===== DATASET CONTENT
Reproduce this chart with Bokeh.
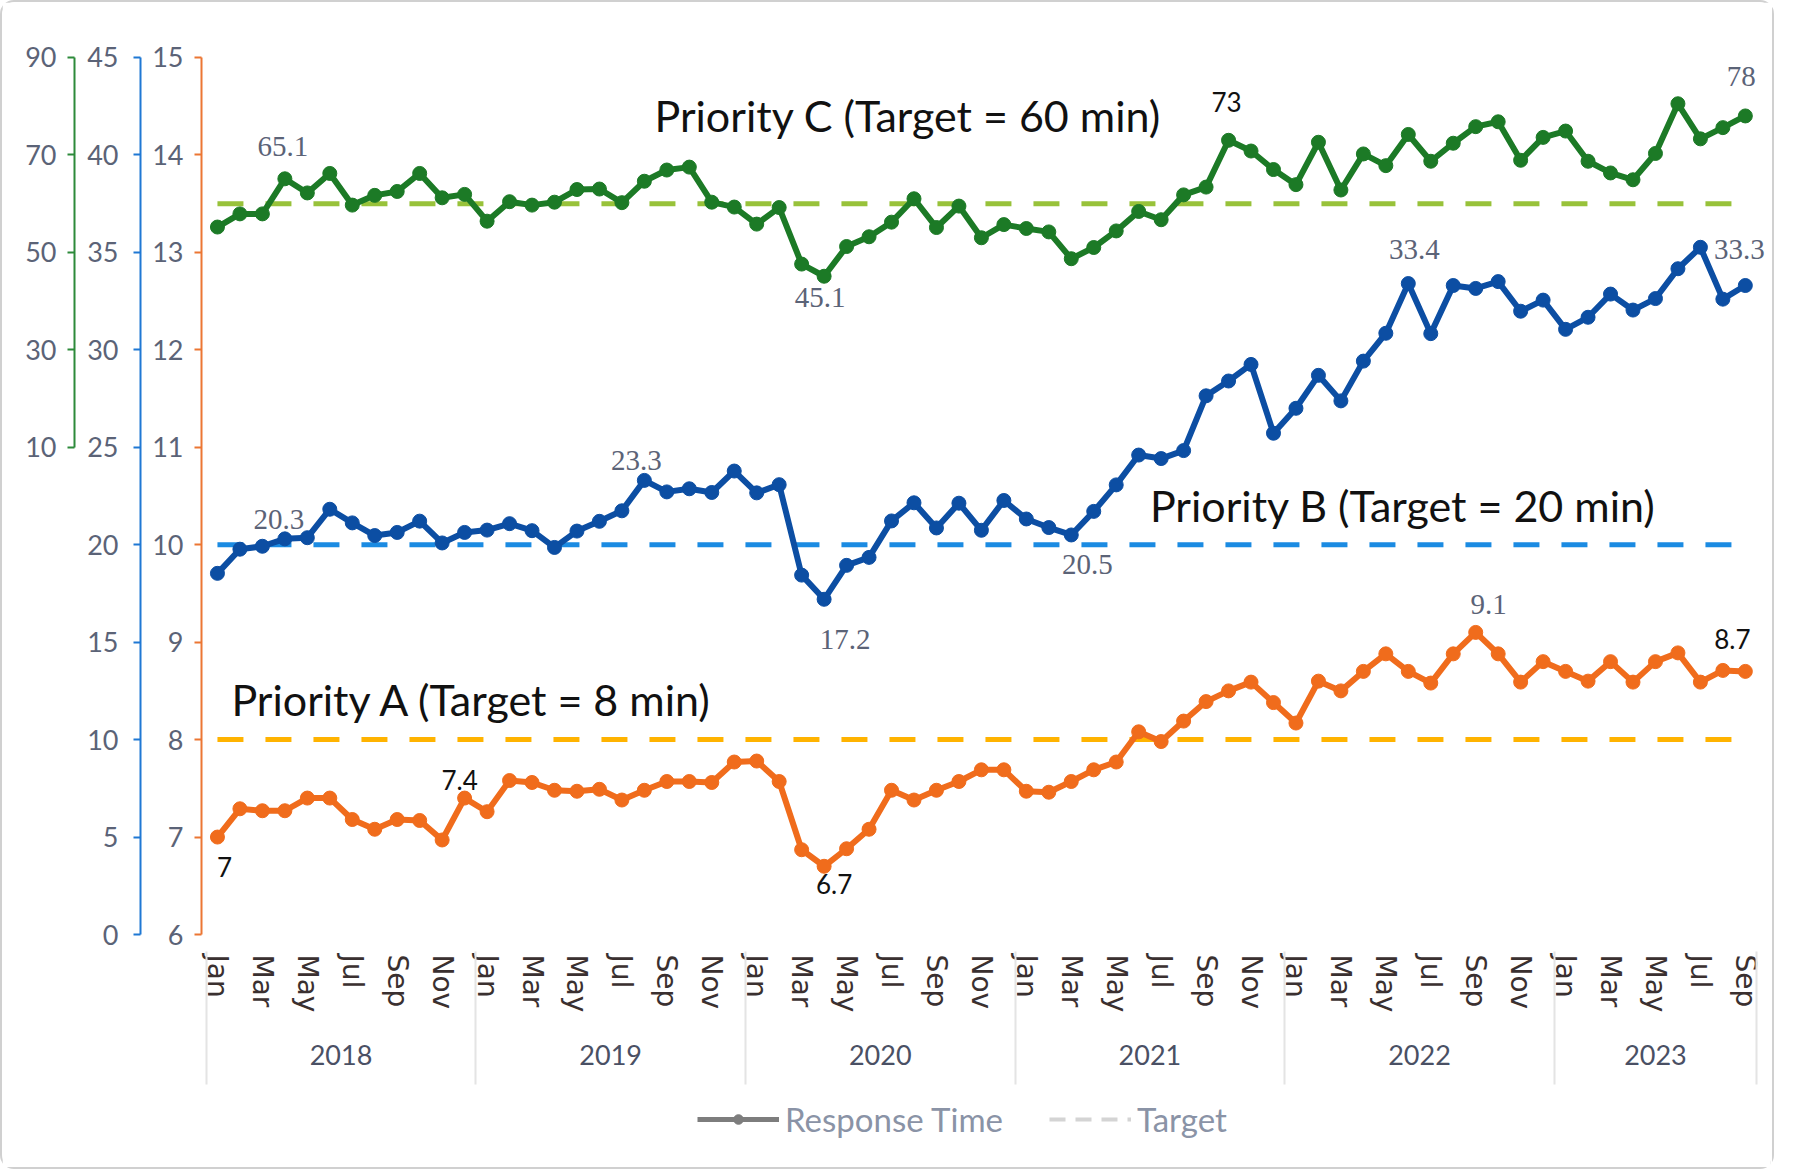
from bokeh.plotting import figure
from bokeh.layouts import column
from bokeh.models import (Range1d, LinearAxis, FixedTicker, Legend, LegendItem,
                          Label, LabelSet, ColumnDataSource)
from bokeh.core.properties import value
from bokeh.embed import file_html
from bokeh.resources import INLINE

# ---------------- data ----------------
years = ["2018", "2019", "2020", "2021", "2022", "2023"]
month_names = ["Jan", "Feb", "Mar", "Apr", "May", "Jun",
               "Jul", "Aug", "Sep", "Oct", "Nov", "Dec"]
months_in_last_year = 9

# Priority A response time (min), Jan 2018 - Sep 2023
priority_a = [7.0, 7.29, 7.27, 7.27, 7.4, 7.4, 7.18, 7.08, 7.18, 7.17, 6.97, 7.4,
              7.26, 7.58, 7.56, 7.48, 7.47, 7.49, 7.38, 7.48, 7.57, 7.57, 7.56, 7.77,
              7.78, 7.57, 6.87, 6.7, 6.88, 7.08, 7.48, 7.38, 7.48, 7.57, 7.69, 7.69,
              7.47, 7.46, 7.57, 7.69, 7.77, 8.08, 7.98, 8.19, 8.39, 8.5, 8.59, 8.38,
              8.17, 8.6, 8.5, 8.7, 8.88, 8.7, 8.58, 8.88, 9.1, 8.88, 8.59, 8.8,
              8.7, 8.6, 8.8, 8.59, 8.8, 8.89, 8.59, 8.71, 8.7]
# Priority B response time (min)
priority_b = [18.53, 19.77, 19.92, 20.3, 20.36, 21.82, 21.12, 20.47, 20.63, 21.21, 20.09, 20.63,
              20.75, 21.08, 20.72, 19.86, 20.7, 21.2, 21.74, 23.3, 22.71, 22.87, 22.68, 23.78,
              22.66, 23.08, 18.44, 17.2, 18.94, 19.35, 21.22, 22.15, 20.86, 22.13, 20.74, 22.27,
              21.32, 20.88, 20.5, 21.71, 23.07, 24.6, 24.42, 24.83, 27.64, 28.4, 29.25, 25.72,
              27.0, 28.69, 27.38, 29.42, 30.85, 33.4, 30.83, 33.3, 33.15, 33.5, 31.98, 32.55,
              31.05, 31.67, 32.86, 32.04, 32.63, 34.16, 35.26, 32.6, 33.3]
# Priority C response time (min)
priority_c = [55.2, 57.9, 57.9, 65.1, 62.2, 66.2, 59.7, 61.7, 62.5, 66.2, 61.2, 61.9,
              56.4, 60.4, 59.7, 60.3, 62.9, 63.0, 60.2, 64.6, 66.9, 67.5, 60.3, 59.3,
              55.8, 59.2, 47.6, 45.1, 51.2, 53.2, 56.2, 61.0, 55.1, 59.5, 53.0, 55.7,
              54.9, 54.2, 48.7, 51.0, 54.4, 58.4, 56.7, 61.8, 63.4, 73.0, 70.8, 67.0,
              63.9, 72.6, 62.8, 70.2, 67.8, 74.2, 68.7, 72.4, 75.8, 76.8, 68.9, 73.6,
              74.9, 68.7, 66.3, 64.9, 70.3, 80.5, 73.3, 75.6, 78.0]

target_a = 8
target_b = 20
target_c = 60

axis_a_ticks = [6, 7, 8, 9, 10, 11, 12, 13, 14, 15]
axis_b_ticks = [0, 5, 10, 15, 20, 25, 30, 35, 40, 45]
axis_c_ticks = [10, 30, 50, 70, 90]

# indexes of the points that carry a value label
labelled_a = [0, 11, 27, 56, 68]
labelled_b = [3, 19, 27, 38, 53, 68]
labelled_c = [3, 27, 45, 68]

# ---------------- derived categories ----------------
periods = []
for yr in years:
    n = months_in_last_year if yr == years[-1] else 12
    for m in month_names[:n]:
        periods.append((yr, m))
xs = list(range(len(periods)))

year_centers, year_bounds = [], []
for yr in years:
    idx = [i for i, (y, _) in enumerate(periods) if y == yr]
    year_centers.append((idx[0] + idx[-1]) / 2)
    year_bounds.append(idx[0] - 0.5)
year_bounds.append(xs[-1] + 0.5)

# ---------------- styles ----------------
GREEN = "#1c7a26"
BLUE = "#0c4ea3"
ORANGE = "#f06c1c"
T_GREEN = "#98c23a"
T_BLUE = "#1b8be2"
T_ORANGE = "#ffb300"
TICK_TXT = "#5b6377"
LABEL_GRAY = "#5b6377"

p = figure(frame_width=1569, frame_height=916, output_backend="svg", toolbar_location=None,
           x_range=Range1d(-0.71, 69.12), y_range=Range1d(6, 15.4),
           min_border_left=199, min_border_right=2, min_border_top=16,
           min_border_bottom=153)
p.extra_y_ranges = {"blue": Range1d(0, 47), "green": Range1d(-90, 98)}
p.grid.visible = False
p.outline_line_color = None


def style_y(ax, color, standoff):
    ax.axis_line_color = color
    ax.axis_line_width = 2
    ax.major_tick_line_color = color
    ax.major_tick_line_width = 2
    ax.major_tick_out = 7
    ax.major_tick_in = 0
    ax.minor_tick_line_color = None
    ax.major_label_standoff = standoff
    ax.major_label_text_font = "Lato"
    ax.major_label_text_font_size = "27px"
    ax.major_label_text_color = TICK_TXT


ya = p.yaxis[0]
ya.ticker = FixedTicker(ticks=axis_a_ticks)
ya.bounds = (6, 15)
style_y(ya, "#ec7633", 11)
ya.axis_label = " "
ya.axis_label_text_font_size = "6px"
ya.axis_label_standoff = 0

yb = LinearAxis(y_range_name="blue", ticker=FixedTicker(ticks=axis_b_ticks), bounds=(0, 45))
style_y(yb, "#1f78d4", 15)
yb.axis_label = " "
yb.axis_label_text_font_size = "7px"
yb.axis_label_standoff = 0
p.add_layout(yb, "left")

yc = LinearAxis(y_range_name="green", ticker=FixedTicker(ticks=axis_c_ticks),
                bounds=(10, 90))
style_y(yc, "#2d8a3a", 11)
p.add_layout(yc, "left")

xa = p.xaxis[0]
xa.ticker = FixedTicker(ticks=xs[::2])
xa.major_label_overrides = {i: periods[i][1] for i in xs[::2]}
xa.major_label_orientation = "vertical"
xa.axis_line_color = None
xa.major_tick_line_color = None
xa.major_tick_out = 0
xa.major_tick_in = 0
xa.minor_tick_line_color = None
xa.major_label_standoff = 20
xa.major_label_text_font = "DejaVu Sans"
xa.major_label_text_font_size = "28px"
xa.major_label_text_color = "#3a3030"

xy = LinearAxis(ticker=FixedTicker(ticks=year_centers, minor_ticks=year_bounds))
xy.major_label_overrides = {c: y for c, y in zip(year_centers, years)}
xy.axis_line_color = None
xy.major_tick_line_color = None
xy.major_tick_out = 0
xy.major_tick_in = 0
xy.minor_tick_line_color = "#e4e4e4"
xy.minor_tick_line_width = 2
xy.minor_tick_in = 64
xy.minor_tick_out = 69
xy.major_label_standoff = -40
xy.major_label_text_font = "Lato"
xy.major_label_text_font_size = "27px"
xy.major_label_text_color = "#4a5064"
p.add_layout(xy, "below")

# ---------------- targets ----------------
span_x = [xs[0], xs[-1]]
p.line(span_x, [target_c, target_c], y_range_name="green", line_color=T_GREEN,
       line_width=5, line_dash="26 22")
p.line(span_x, [target_b, target_b], y_range_name="blue", line_color=T_BLUE,
       line_width=5, line_dash="26 22")
p.line(span_x, [target_a, target_a], line_color=T_ORANGE,
       line_width=5, line_dash="26 22")

# ---------------- series ----------------
for vals, rng, col in [(priority_c, "green", GREEN), (priority_b, "blue", BLUE),
                       (priority_a, "default", ORANGE)]:
    p.line(xs, vals, y_range_name=rng, line_color=col, line_width=6)
    p.scatter(xs, vals, y_range_name=rng, size=14, color=col)

# ---------------- value labels ----------------
label_specs = [
    (priority_c, labelled_c, "green",
     [LABEL_GRAY, LABEL_GRAY, "#111111", LABEL_GRAY],
     ["serif", "serif", "sans", "serif"],
     [-2, -4, -2, -4], [32, -21, 38, 39]),
    (priority_b, labelled_b, "blue",
     [LABEL_GRAY] * 6, ["serif"] * 6,
     [-6, -8, 21, 16, 6, -6], [19, 20, -40, -30, 34, 36]),
    (priority_a, labelled_a, "default",
     ["#111111", "#111111", "#111111", LABEL_GRAY, "#111111"],
     ["sans", "sans", "sans", "serif", "sans"],
     [7, -5, 10, 13, -13], [-30, 18, -18, 28, 32]),
]
for vals, idxs, rng, cols, fonts, dxs, dys in label_specs:
    for kind, fam, size in [("serif", "Liberation Serif", "29px"), ("sans", "Lato", "26px")]:
        sel = [k for k, f in enumerate(fonts) if f == kind]
        if not sel:
            continue
        src = ColumnDataSource(dict(
            x=[idxs[k] for k in sel],
            y=[vals[idxs[k]] for k in sel],
            text=[f"{vals[idxs[k]]:g}" for k in sel],
            color=[cols[k] for k in sel],
            dx=[dxs[k] for k in sel],
            dy=[dys[k] for k in sel],
        ))
        ls = LabelSet(x="x", y="y", text="text", source=src, y_range_name=rng,
                      x_offset="dx", y_offset="dy", text_color="color",
                      text_font=value(fam), text_font_size=size,
                      text_align="center", text_baseline="middle")
        p.add_layout(ls)

# ---------------- titles ----------------
for txt, tx, ty in [("Priority C (Target = 60 min)", 19.45, 14.40),
                    ("Priority B (Target = 20 min)", 41.5, 10.40),
                    ("Priority A (Target = 8 min)", 0.62, 8.41)]:
    p.add_layout(Label(x=tx, y=ty, text=txt, text_font="Lato", text_font_size="43px",
                       text_color="#111111", text_baseline="middle", text_align="left"))

# ---------------- legend (own strip below the chart) ----------------
lg = figure(width=1770, height=80, output_backend="svg", toolbar_location=None,
            x_range=Range1d(0, 1), y_range=Range1d(0, 1), min_border=0,
            x_axis_location=None, y_axis_location=None)
lg.grid.visible = False
lg.outline_line_color = None
nan = float("nan")
r_resp = lg.line([0], [nan], line_color="#7d7d7d", line_width=5)
r_resp_m = lg.scatter([0], [nan], marker="circle", size=12, color="#7d7d7d")
r_tgt = lg.line([0], [nan], line_color="#d4d4d4", line_width=4, line_dash="16 10")
legend = Legend(items=[LegendItem(label="Response Time", renderers=[r_resp, r_resp_m]),
                       LegendItem(label="Target", renderers=[r_tgt])],
                orientation="horizontal", location=(496, 28),
                label_text_font="Lato", label_text_font_size="33px",
                label_text_color="#8a93a6", glyph_width=82, glyph_height=24,
                label_standoff=6, spacing=46, border_line_color=None,
                background_fill_alpha=0, margin=0, padding=6)
lg.add_layout(legend)

layout = column(p, lg, spacing=0,
                styles={"border": "2px solid #d0d0d0", "border-radius": "14px"})

open("out.html", "w").write(file_html(layout, INLINE))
==========
* [TASK DIRECTIONS]:
With the pictures left out, restate word for word every line of the data above, from the first down to the line that contains "74.9, 68.7, 66.3, 64.9, 70.3, 80.5, 73.3, 75.6, 78.0]".

* [THE REPLY]:
Reproduce this chart with Bokeh.
from bokeh.plotting import figure
from bokeh.layouts import column
from bokeh.models import (Range1d, LinearAxis, FixedTicker, Legend, LegendItem,
                          Label, LabelSet, ColumnDataSource)
from bokeh.core.properties import value
from bokeh.embed import file_html
from bokeh.resources import INLINE

# ---------------- data ----------------
years = ["2018", "2019", "2020", "2021", "2022", "2023"]
month_names = ["Jan", "Feb", "Mar", "Apr", "May", "Jun",
               "Jul", "Aug", "Sep", "Oct", "Nov", "Dec"]
months_in_last_year = 9

# Priority A response time (min), Jan 2018 - Sep 2023
priority_a = [7.0, 7.29, 7.27, 7.27, 7.4, 7.4, 7.18, 7.08, 7.18, 7.17, 6.97, 7.4,
              7.26, 7.58, 7.56, 7.48, 7.47, 7.49, 7.38, 7.48, 7.57, 7.57, 7.56, 7.77,
              7.78, 7.57, 6.87, 6.7, 6.88, 7.08, 7.48, 7.38, 7.48, 7.57, 7.69, 7.69,
              7.47, 7.46, 7.57, 7.69, 7.77, 8.08, 7.98, 8.19, 8.39, 8.5, 8.59, 8.38,
              8.17, 8.6, 8.5, 8.7, 8.88, 8.7, 8.58, 8.88, 9.1, 8.88, 8.59, 8.8,
              8.7, 8.6, 8.8, 8.59, 8.8, 8.89, 8.59, 8.71, 8.7]
# Priority B response time (min)
priority_b = [18.53, 19.77, 19.92, 20.3, 20.36, 21.82, 21.12, 20.47, 20.63, 21.21, 20.09, 20.63,
              20.75, 21.08, 20.72, 19.86, 20.7, 21.2, 21.74, 23.3, 22.71, 22.87, 22.68, 23.78,
              22.66, 23.08, 18.44, 17.2, 18.94, 19.35, 21.22, 22.15, 20.86, 22.13, 20.74, 22.27,
              21.32, 20.88, 20.5, 21.71, 23.07, 24.6, 24.42, 24.83, 27.64, 28.4, 29.25, 25.72,
              27.0, 28.69, 27.38, 29.42, 30.85, 33.4, 30.83, 33.3, 33.15, 33.5, 31.98, 32.55,
              31.05, 31.67, 32.86, 32.04, 32.63, 34.16, 35.26, 32.6, 33.3]
# Priority C response time (min)
priority_c = [55.2, 57.9, 57.9, 65.1, 62.2, 66.2, 59.7, 61.7, 62.5, 66.2, 61.2, 61.9,
              56.4, 60.4, 59.7, 60.3, 62.9, 63.0, 60.2, 64.6, 66.9, 67.5, 60.3, 59.3,
              55.8, 59.2, 47.6, 45.1, 51.2, 53.2, 56.2, 61.0, 55.1, 59.5, 53.0, 55.7,
              54.9, 54.2, 48.7, 51.0, 54.4, 58.4, 56.7, 61.8, 63.4, 73.0, 70.8, 67.0,
              63.9, 72.6, 62.8, 70.2, 67.8, 74.2, 68.7, 72.4, 75.8, 76.8, 68.9, 73.6,
              74.9, 68.7, 66.3, 64.9, 70.3, 80.5, 73.3, 75.6, 78.0]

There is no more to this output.